All of these pundits might
be right—there is a possibility. But, I am very skeptical. Based on my
observations and experience, there is a better than 80% probability they are
very wrong. Bull markets do in fact “climb a wall of worry” as new, previously
skeptical, buyers enter the market over time. So mixed opinions are normal and healthy.
And, although you don’t hear many skeptics on CNBC, just pay attention to the
bond markets and cash on the sidelines.
Interest rates are not rising like you would expect in a bull market.
The bond market tells us there is a lot of very negative sentiment.
Bull markets are the result
of a re-pricing of assets based on expectations of an expanding economy. Rising
stock prices almost always are accompanied by rising interest rates caused by
an expanding economy. Expanding economies also tend to cause commodity prices
to rise—not fall like they have since the first of the year.
In the current situation, we
have a slowly recovering economy, but nothing to justify the dramatic rise in
stock prices since the first of the year while interest rates continue to be
low, taxes have risen, and government spending is falling. A
slowly rising economy should result in a slowly rising stock market.
So what is going on?
Markets are affected by
fundamentals in addition to greed and fear.
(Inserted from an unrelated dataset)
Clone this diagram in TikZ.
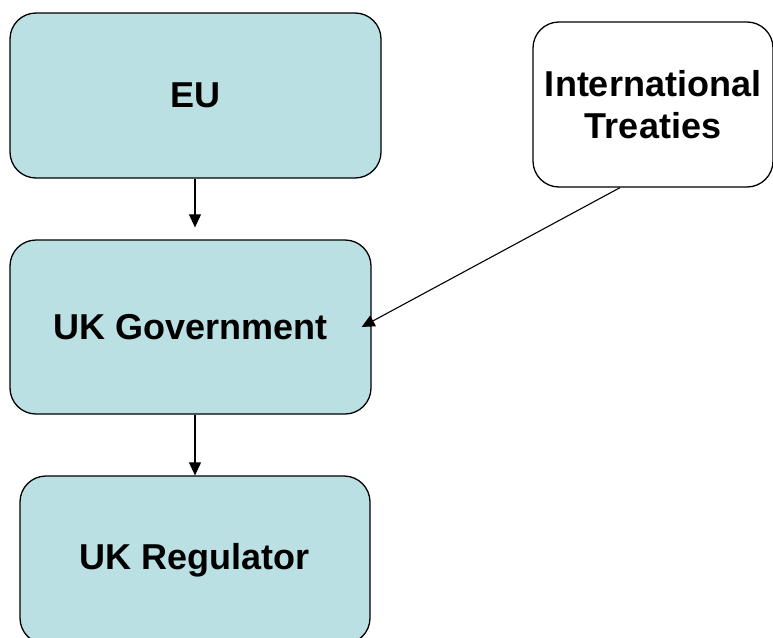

While fundamentals are slowly recovering, justifying a steady rise in
stock prices over time since 2009, markets have fluctuated significantly based
on swings in psychology from extremes of fear and greed. I believe that there is a high probability
that we are at the extreme on the greed scale.
Most people realize that
markets today are strongly influenced by institutions and their money managers
who use very complicated derivatives that affect markets in ways that are
counter-intuitive. (Warren Buffet has said that derivatives are weapons of
potential mass destruction.) When traders expect markets to rise (because of QE
for example) they buy call options—an option to buy stock later at a fixed
price. The seller of the option is now at risk---if stocks rise more than the
premium he charged for the option. To
hedge that risk, many option sellers will buy the underlying stock—an action by
itself that drives the price up—especially if market volumes are relatively
low. The rising price attracts more
gamblers and can sometimes cause prices to rise significantly--until the
options expire. As soon as the options
expire, there are no more buyers—only sellers and prices can drop significantly.
While the gamblers are
playing, the rising market can sometimes attract the unsuspecting individual
long term investor who history shows tends to buy late and too high.
Sometimes old fashioned
advice is quite valuable. “When others seem greedy—be fearful”…and “When it
seems too good to be true—it probably is” should be remembered. I’m currently
fearful and skeptical.
BTW—options expire May 17-22
and again June 19-28. One or both times may
turn out to be buying opportunities for the long term investor.